First jump
Russ Grayson recalls an aerial mini-adventure of several decades ago.
TRAINING WAS MINIMAL, just brief instruction beside the strip on how to exit the aircraft with a couple practice exits while still on the ground. Then some serious sounding instruction on deploying the reserve chute – just in case – and a little practice at a parachute landing roll. Then it was “let’s go” as three of us climbed into the seatless space behind the pilot of the Cessna 182.
As we roared down the airstrip I didn’t have time to think about this being my first jump. We climbed and the countryside below took on that patchwork pattern of farmland seen from an aircraft window. Only it wasn’t through a window that I watched the land fall away below. It was through the door of the Cessna, or where the door would have been if it hadn’t been removed.
We banked into what seemed like a long climbing turn and then reduced our rate of climb as we headed for the drop zone. I was to go out first, then the pilot would climb through another 1000 or so metres for the others to exit. It all sounded so simple.
What was less assuring was being told earlier at the drop zone how one of the group had just landed when a gust of wind came along before he had time to get out of his parachute harness. The wind inflated his canopy and pulled him along the ground… and into a barbed wire fence.
Then there was the warning to steer away from farmers’ dams, which I took somewhat seriously.
I was jumping a type of parachute known as a T10, an olive green military conopy. This you steer by pulling down left or right, depending on the direction you want to go, on a line with a toggle attached on either side at shoulder height. Simple, it sounded.
The silence was abrupt after the roar of the engine on our climb out… just the hiss of the aircraft as it passed through the air. No time to think about that, though. “Into position,” the jumpmaster called as he signalled to the opening where the door is normally attached.
Exiting is interesting. We were leaving the aircraft on its right hand side and you start by crouching at the open door, ignoring the earth a long way below, then putting your right foot on the boarding step, which is on the wheel strut, while reaching out with your left hand for the wing strut which you grip with a certain determination. You then reach out with the other hand further along the wing strut and cross step onto the wheel – which the pilot had thoughtfully locked by putting on the brakes to stop it rotating – with your left foot. Holding on grimly with both hands with your right foot just hanging there in the slipstream, the theory is that you are in the position to make a stable exit from the aircraft when the jumpmaster shouts “GO!”.
POP! I look up and feel a certain satisfaction as the big green canopy blossoms into its proper shape above me. No twisted lines, and that’s good news… no need to remember to release the canopy, tear away the ripcord of the reserve chute on your front, deploy the canopy by pushing it outwards and then to recall that the smaller reserve canopy has a faster rate of descent and isn’t all that steerable.

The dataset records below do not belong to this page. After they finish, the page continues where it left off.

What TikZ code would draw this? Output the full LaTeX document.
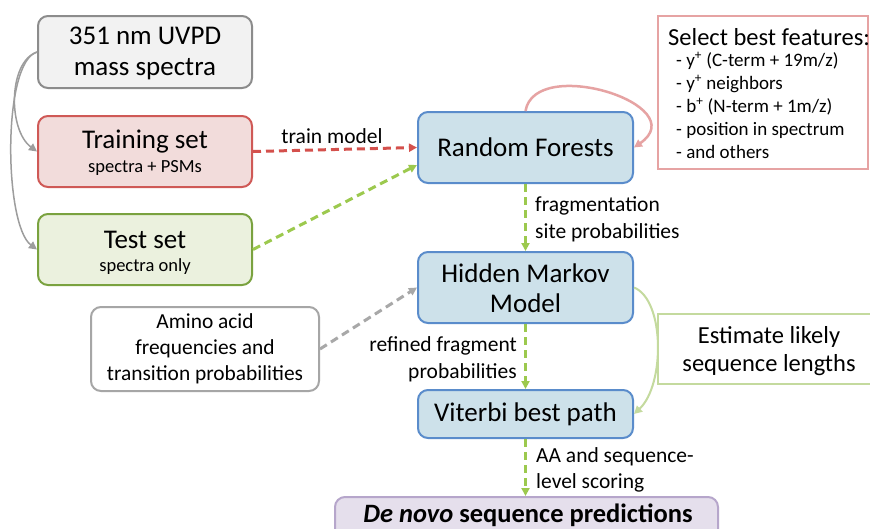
\documentclass[tikz,border=0pt]{standalone}
\usepackage{fontspec}
\setmainfont{Carlito}
\usetikzlibrary{arrows.meta}
\definecolor{gfill}{HTML}{F2F2F2}
\definecolor{gdraw}{HTML}{8C8C8C}
\definecolor{rfill}{HTML}{F2DCDB}
\definecolor{rdraw}{HTML}{CF5956}
\definecolor{tfill}{HTML}{EBF1DE}
\definecolor{tdraw}{HTML}{7AA23F}
\definecolor{bfill}{HTML}{CDE1EA}
\definecolor{bdraw}{HTML}{5A8CCB}
\definecolor{pdraw}{HTML}{E6A3A3}
\definecolor{ldraw}{HTML}{C4DA9E}
\definecolor{adraw}{HTML}{A6A6A6}
\definecolor{vfill}{HTML}{E5DFEC}
\definecolor{vdraw}{HTML}{B6A6CB}
\definecolor{garrow}{HTML}{9CC94E}
\definecolor{rarrow}{HTML}{D4504C}
\definecolor{darrow}{HTML}{A8A8A8}
\tikzset{
  x=1pt, y=1pt,
  box/.style={rectangle, rounded corners=10pt, line width=2pt, inner sep=0pt},
  big/.style={font=\fontsize{27}{31}\selectfont},
  small/.style={font=\fontsize{18.5}{22}\selectfont},
  lab/.style={font=\fontsize{21.5}{27}\selectfont, inner sep=0pt},
  tip/.style={-{Triangle[length=8pt,width=8pt]}},
  dasharrow/.style={tip, line width=3pt, dash pattern=on 8pt off 5pt},
}
\begin{document}
\begin{tikzpicture}
\clip (0,0) rectangle (870,-528);
\fill[white] (0,0) rectangle (870,-528);
% boxes
\node[box, draw=gdraw, fill=gfill, minimum width=214, minimum height=72] (uvpd) at (145,-52) {};
\node[big, align=center] (uvpdt) at (145,-53) {351 nm UVPD\\mass spectra};
\node[box, draw=rdraw, fill=rfill, minimum width=214, minimum height=71] (train) at (145,-151.5) {};
\node[big] (traint) at (145,-142) {Training set};
\node[small] (trains) at (145,-168) {spectra + PSMs};
\node[box, draw=tdraw, fill=tfill, minimum width=214, minimum height=71] (test) at (145,-249.5) {};
\node[big] (testt) at (145,-240) {Test set};
\node[small] (tests) at (145,-267) {spectra only};
\node[box, draw=bdraw, fill=bfill, minimum width=215, minimum height=71, big] (rf) at (525.5,-147.5) {Random Forests};
\node[box, draw=bdraw, fill=bfill, minimum width=215, minimum height=71] (hmm) at (525.5,-287.5) {};
\node[big, align=center, font=\fontsize{27}{30}\selectfont] (hmmt) at (525.5,-288) {Hidden Markov\\Model};
\node[box, draw=bdraw, fill=bfill, minimum width=215, minimum height=48, big] (vit) at (525.5,-414) {Viterbi best path};
\node[box, draw=vdraw, fill=vfill, minimum width=383, minimum height=70, anchor=north] (denovo) at (526.5,-496) {};
\node[font=\fontsize{26.5}{30}\selectfont\bfseries] (denovot) at (528,-515.5) {\textit{De novo} sequence predictions};
\node[box, draw=adraw, fill=white, minimum width=228, minimum height=84, align=center, font=\fontsize{21.4}{26}\selectfont] (amino) at (205,-349) {Amino acid\\frequencies and\\transition probabilities};
\draw[pdraw, line width=2pt, fill=white] (658,-16) rectangle (868,-169);
\node[rectangle, inner sep=0pt, minimum width=210, minimum height=153, anchor=north west] (feat) at (658,-16) {};
\node[anchor=west, font=\fontsize{24.5}{26}\selectfont, inner sep=0pt] (feath) at (668,-37) {Select best features:};
\node[anchor=north west, align=left, inner sep=0pt, font=\fontsize{19}{23}\selectfont] (featl) at (676,-52) {- y\textsuperscript{+} (C-term + 19m/z)\\- y\textsuperscript{+} neighbors\\- b\textsuperscript{+} (N-term + 1m/z)\\- position in spectrum\\- and others};
\draw[ldraw, line width=2pt, fill=white] (658,-314) rectangle (885,-384);
\node[rectangle, inner sep=0pt, minimum width=227, minimum height=70, anchor=north west] (est) at (658,-314) {};
\node[align=center, font=\fontsize{24.5}{28}\selectfont] (estt) at (769,-351) {Estimate likely\\sequence lengths};
% connectors
\draw[gdraw!85, line width=1.5pt, tip] (uvpd.west) .. controls (8,-62) and (8,-130) .. (train.west);
\draw[gdraw!85, line width=1.5pt, tip] (uvpd.west) .. controls (2,-62) and (4,-225) .. (test.west);
\draw[rarrow, dasharrow] (train.east) -- (rf.west);
\draw[garrow, dasharrow] (test.east) -- ([yshift=-17.5]rf.west);
\draw[pdraw, line width=2.5pt, tip] (rf.north) .. controls (535,-55) and (695,-105) .. (rf.east);
\draw[garrow, dasharrow] (rf.south) -- (hmm.north);
\draw[darrow, dasharrow] (amino.east) -- (hmm.west);
\draw[garrow, dasharrow] (hmm.south) -- (vit.north);
\draw[ldraw, line width=2pt, tip] (hmm.east) .. controls (665,-300) and (665,-385) .. (vit.east);
\draw[garrow, dasharrow] (vit.south) -- (vit.south |- denovo.north);
% labels
\node[lab] (trainlab) at (332,-136) {train model};
\node[lab, anchor=west, align=left] (fraglab) at (535,-219) {fragmentation\\site probabilities};
\node[lab, anchor=east, align=right] (reflab) at (517,-359) {refined fragment\\probabilities};
\node[lab, anchor=west, align=left, font=\fontsize{21.5}{26}\selectfont] (aalab) at (536,-470) {AA and sequence-\\level scoring};
\end{tikzpicture}
\end{document}
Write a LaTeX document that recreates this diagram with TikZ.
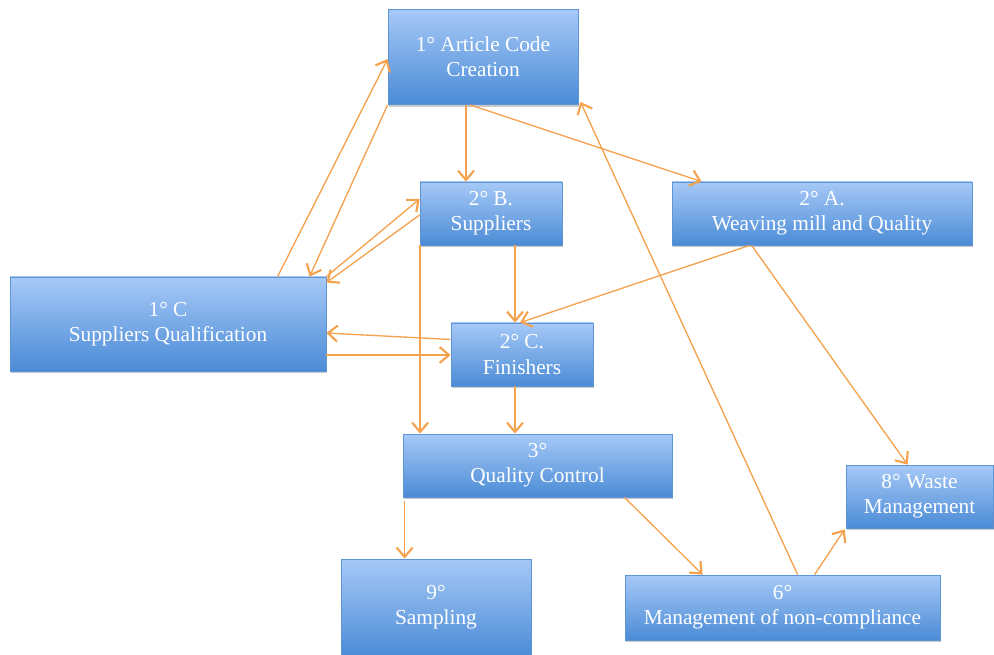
\documentclass[tikz,border=0pt]{standalone}
\usepackage{fontspec}
\setmainfont{Liberation Serif}
\usetikzlibrary{arrows.meta,calc,shadows}

\definecolor{boxTop}{HTML}{A6C9F7}
\definecolor{boxBot}{HTML}{4B8BD6}
\definecolor{boxLine}{HTML}{5E93D4}
\definecolor{flow}{HTML}{F5A24E}

\tikzset{
  stagebox/.style={
    draw=boxLine, line width=0.6pt,
    top color=boxTop, bottom color=boxBot,
    drop shadow={shadow xshift=1pt, shadow yshift=-1.8pt, opacity=0.35, fill=black!60},
    text=white, align=center, inner sep=0pt,
    font=\fontsize{16}{19}\selectfont
  },
  flowline/.style={
    draw=flow, line width=1pt,
    -{Straight Barb[length=7pt,width=12pt,line width=1.6pt]}
  }
}

\begin{document}
\begin{tikzpicture}[x=0.75pt,y=-0.75pt]
  \useasboundingbox (0,0) rectangle (994,655);

  % stages
  \node[stagebox, minimum width=190*0.75pt, minimum height=95*0.75pt] (art) at (483,57) {1° Article Code\\Creation};
  \node[stagebox, minimum width=142*0.75pt, minimum height=63*0.75pt] (supB) at (491,213.5) {2° B.\\Suppliers};
  \node[stagebox, minimum width=300*0.75pt, minimum height=63*0.75pt] (weave) at (822,213.5) {2° A.\\Weaving mill and Quality};
  \node[stagebox, minimum width=316*0.75pt, minimum height=94*0.75pt] (qual) at (168,324) {1° C\\Suppliers Qualification};
  \node[stagebox, minimum width=142*0.75pt, minimum height=63*0.75pt] (fin) at (522,354.5) {2° C.\\Finishers};
  \node[stagebox, minimum width=269*0.75pt, minimum height=63*0.75pt] (qc) at (537.5,465.5) {3°\\Quality Control};
  \node[stagebox, minimum width=147*0.75pt, minimum height=63*0.75pt] (waste) at (919.5,496.5) {8° Waste\\Management};
  \node[stagebox, minimum width=190*0.75pt, minimum height=97*0.75pt] (samp) at (436,607.5) {9°\\Sampling};
  \node[stagebox, minimum width=315*0.75pt, minimum height=65*0.75pt] (nc) at (782.5,607.5) {6°\\Management of non-compliance};

  % connectors
  \draw[flowline] ($(qual.north west)+(268,0)$) -- ($(art.north west)+(0,50)$);
  \draw[flowline] (art.south west) -- ($(qual.north west)+(300,0)$);
  \draw[flowline] (qual.north east) -- ($(supB.west)+(0,-14.5)$);
  \draw[flowline] ($(supB.west)+(0,1.5)$) -- ($(qual.north east)+(0,6)$);
  \draw[flowline] ($(fin.west)+(0,-15)$) -- ($(qual.east)+(0,9)$);
  \draw[flowline] ($(qual.east)+(0,31)$) -- ($(fin.west)+(0,0.5)$);
  \draw[flowline] ($(art.south)+(-17,0)$) -- ($(supB.north)+(-25,0)$);
  \draw[flowline] ($(art.south)+(-13,0)$) -- ($(weave.north west)+(30,0)$);
  \draw[flowline] ($(supB.south)+(24,0)$) -- ($(fin.north)+(-7,0)$);
  \draw[flowline] ($(weave.south west)+(78,0)$) -- ($(fin.north)+(-2,0)$);
  \draw[flowline] ($(supB.south west)+(0.5,0)$) -- ($(qc.north west)+(17.5,0)$);
  \draw[flowline] ($(fin.south)+(-7,0)$) -- ($(qc.north)+(-22.5,0)$);
  \draw[flowline] ($(qc.south west)+(2,4)$) -- ($(samp.north west)+(64,0)$);
  \draw[flowline] ($(qc.south)+(87,0)$) -- ($(nc.north west)+(78,0)$);
  \draw[flowline] ($(nc.north west)+(173,0)$) -- ($(art.south east)+(2,-3)$);
  \draw[flowline] ($(nc.north west)+(190,0)$) -- ($(waste.south west)+(-1,1)$);
  \draw[flowline] ($(weave.south west)+(80,0)$) -- ($(waste.north west)+(62,0)$);
\end{tikzpicture}
\end{document}
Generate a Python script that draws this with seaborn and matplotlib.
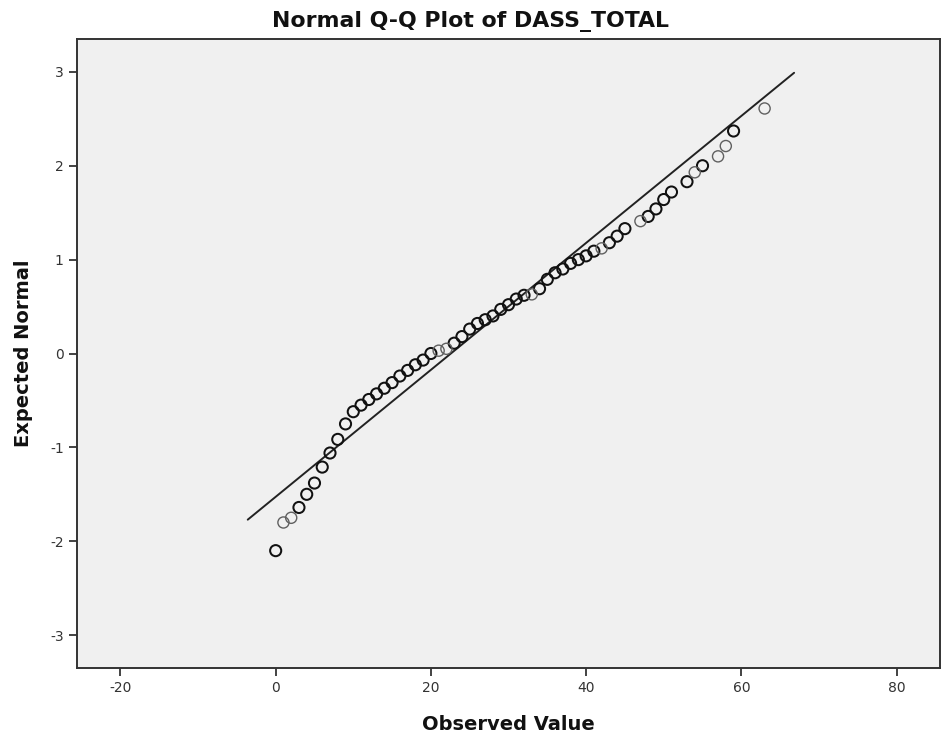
import matplotlib
matplotlib.use("Agg")
import matplotlib.pyplot as plt
import seaborn as sns
import pandas as pd

# Observed values (distinct DASS_TOTAL scores) and their expected normal values
observed = [0, 1, 2, 3, 4, 5, 6, 7, 8, 9, 10, 11, 12, 13, 14, 15, 16, 17, 18, 19,
            20, 21, 22, 23, 24, 25, 26, 27, 28, 29, 30, 31, 32, 33, 34, 35, 36, 37,
            38, 39, 40, 41, 42, 43, 44, 45, 47, 48, 49, 50, 51, 53, 54, 55, 57, 58,
            59, 63]
expected = [-2.10, -1.80, -1.75, -1.64, -1.50, -1.38, -1.21, -1.06, -0.915, -0.75,
            -0.62, -0.55, -0.49, -0.43, -0.37, -0.31, -0.24, -0.18, -0.12, -0.07,
            0.00, 0.03, 0.05, 0.11, 0.18, 0.26, 0.32, 0.36, 0.40, 0.47, 0.52, 0.58,
            0.62, 0.63, 0.69, 0.79, 0.86, 0.90, 0.96, 1.00, 1.04, 1.09, 1.12, 1.18,
            1.25, 1.33, 1.41, 1.46, 1.54, 1.64, 1.72, 1.83, 1.93, 2.00, 2.10, 2.21,
            2.37, 2.61]
# values observed only once (drawn lighter, as single overlapping circles)
single_values = [1, 2, 21, 22, 33, 42, 47, 54, 57, 58, 63]

# reference line endpoints
line_x = [-3.6, 66.8]
line_y = [-1.77, 2.99]

x_ticks = [-20, 0, 20, 40, 60, 80]
y_ticks = [-3, -2, -1, 0, 1, 2, 3]

df = pd.DataFrame({"Observed Value": observed, "Expected Normal": expected})
df["single"] = df["Observed Value"].isin(single_values)
line_df = pd.DataFrame({"x": line_x, "y": line_y})

sns.set_style("white")
plt.rcParams["font.family"] = ["DejaVu Sans"]
plt.rcParams["axes.unicode_minus"] = False

fig = plt.figure(figsize=(9.44, 7.40), dpi=100)
ax = fig.add_axes([77 / 944, 1 - 668 / 740, 863 / 944, 629 / 740])
ax.set_facecolor("#f0f0f0")

sns.lineplot(data=line_df, x="x", y="y", ax=ax, color="#222222", linewidth=1.4)
sns.scatterplot(data=df[~df["single"]], x="Observed Value", y="Expected Normal", ax=ax,
                marker="o", s=64, facecolor="none", edgecolor="#111111", linewidth=1.45, zorder=3)
sns.scatterplot(data=df[df["single"]], x="Observed Value", y="Expected Normal", ax=ax,
                marker="o", s=64, facecolor="none", edgecolor="#606060", linewidth=1.0, zorder=3)

ax.set_xlim(-25.6, 85.6)
ax.set_ylim(-3.35, 3.35)
ax.set_xticks(x_ticks)
ax.set_yticks(y_ticks)
ax.tick_params(axis="both", direction="out", length=6, width=1.2, color="#222222",
               labelsize=10, labelcolor="#333333", bottom=True, left=True)
for sp in ax.spines.values():
    sp.set_color("#333333")
    sp.set_linewidth(1.4)

ax.set_xlabel("Observed Value", fontsize=14, fontweight="bold", labelpad=14, color="#111111")
ax.set_ylabel("Expected Normal", fontsize=14, fontweight="bold", labelpad=12, color="#111111")
fig.suptitle("Normal Q-Q Plot of DASS_TOTAL", x=0.498, y=0.985, fontsize=15.8,
             fontweight="bold", color="#111111", va="top")

fig.savefig("out.png", dpi=100)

Exiting seemed to happen rapidly but hanging there drifting downwards over the landscape was the most pleasurable part of the descent, though I did watch those farm dams as I had been instructed. But all too soon the ground was rushing towards me. I checked out the wind direction and speed marker at the drop zone below and turned the canopy to steer into the gentle breeze. Then… bump crumple and roll… up onto my feet to gather in the canopy… then release the harness. Terra firma, but I was in no hurry to walk on solid soil again… I kind of liked it up there.
So ended my first jump. At the end of my next one, however, I found myself going through my parachute landing fall amid the long grass of some farmer’s field. Just a second’s delay in exiting has carried me way over the drop zone. As I stood and gathered in my canopy I thought it fortunate that this farmer did not graze bulls with a strong sense of territoriality.